The Woman in Black recupera le atmosfere Hammer (soprattutto perchè è prodotto dalla Hammer), quelle dei classici horror vecchio stampo fatti di vento che fischia, porte che cigolano, ragnatele e candelabri ottecenteschi, a partire da un omonimo libro del 1983 di Susan Hill.

Imbastendo un contesto assolutamente tradizionale, talmente tanto privo di contaminazioni moderne da risultare quasi "nuovo", The Woman in Black cerca di riscrivere una dimensione filmica sul volto di Daniel Radcliffe. Privato degli occhiali e dell'aria da ragazzino, l'attore è qui investito di una maturità reale e posticcia al tempo stesso. Quella vera della barba sfatta e dei lineamenti duri che erano mascherati con sempre maggior fatica nel ruolo di Harry Potter e quella finta degli abiti e del ruolo.

The Woman in Black racconta di una casa posseduta da fantasmi e di un uomo che proviene da un altrove (un vero evergreen) che ne sonda i misteri e risolve la maledizione. Lo fa guardando poco a oriente (cosa che invece capita sempre più spesso negli ultimi prodotti del genere) e molto a occidente. In questo trova anche un paio di momenti felici in cui le immagini riescono a farsi terrore e in cui tutta la messa in scena, con coerenza, costruisce la paura dell'ignoto.

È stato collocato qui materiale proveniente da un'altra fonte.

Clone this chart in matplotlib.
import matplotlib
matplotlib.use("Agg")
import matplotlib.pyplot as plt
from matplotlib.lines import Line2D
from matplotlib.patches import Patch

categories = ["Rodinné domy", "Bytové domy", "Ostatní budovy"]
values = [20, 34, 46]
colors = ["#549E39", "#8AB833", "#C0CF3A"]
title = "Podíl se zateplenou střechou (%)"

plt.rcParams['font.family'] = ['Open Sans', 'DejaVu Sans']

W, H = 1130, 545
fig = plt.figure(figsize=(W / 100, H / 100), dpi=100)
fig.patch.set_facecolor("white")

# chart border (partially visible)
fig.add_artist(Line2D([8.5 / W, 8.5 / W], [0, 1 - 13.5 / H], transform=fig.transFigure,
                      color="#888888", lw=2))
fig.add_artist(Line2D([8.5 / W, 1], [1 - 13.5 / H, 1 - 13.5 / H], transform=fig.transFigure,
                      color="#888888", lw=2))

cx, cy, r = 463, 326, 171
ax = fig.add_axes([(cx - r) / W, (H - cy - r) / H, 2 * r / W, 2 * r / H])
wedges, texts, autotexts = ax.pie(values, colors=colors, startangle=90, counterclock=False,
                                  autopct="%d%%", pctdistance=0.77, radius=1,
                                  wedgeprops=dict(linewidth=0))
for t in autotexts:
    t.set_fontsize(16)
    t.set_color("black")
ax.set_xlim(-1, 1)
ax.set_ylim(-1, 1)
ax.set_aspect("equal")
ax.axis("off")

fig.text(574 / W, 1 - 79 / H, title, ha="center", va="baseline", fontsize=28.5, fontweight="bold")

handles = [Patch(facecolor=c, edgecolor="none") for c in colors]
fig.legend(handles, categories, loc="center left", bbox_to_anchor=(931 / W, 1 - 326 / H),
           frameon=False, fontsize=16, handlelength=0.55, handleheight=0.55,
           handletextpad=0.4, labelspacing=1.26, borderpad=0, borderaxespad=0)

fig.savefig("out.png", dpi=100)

L'horror moderno gioca molto con gli stereotipi classici. Li mastica, li ricicla nel presente, li trasfigura contaminandoli con le idee orientali e li asciuga.The Woman in Black li recupera e basta, senza per questo cercare un effetto di postmodernismo. Sembra infatti non esserci alcuna elaborazione critica dietro il film di James Watkins, solo la volontà di realizzare un classico. Soprattutto, il film riesce nel corso della sua durata a far gradualmente dimenticare la sensazione iniziale, ovvero quella di Radcliffe/Potter. Gradualmente si scorge sempre meno l'aria da eterno ragazzino e sempre più mentre si scende nel film Radcliffe si libera della pesante eredità.

Certo non basterà un film solo a scrollare di dosso il ricordo di ore di magia, ma già è qualcosa.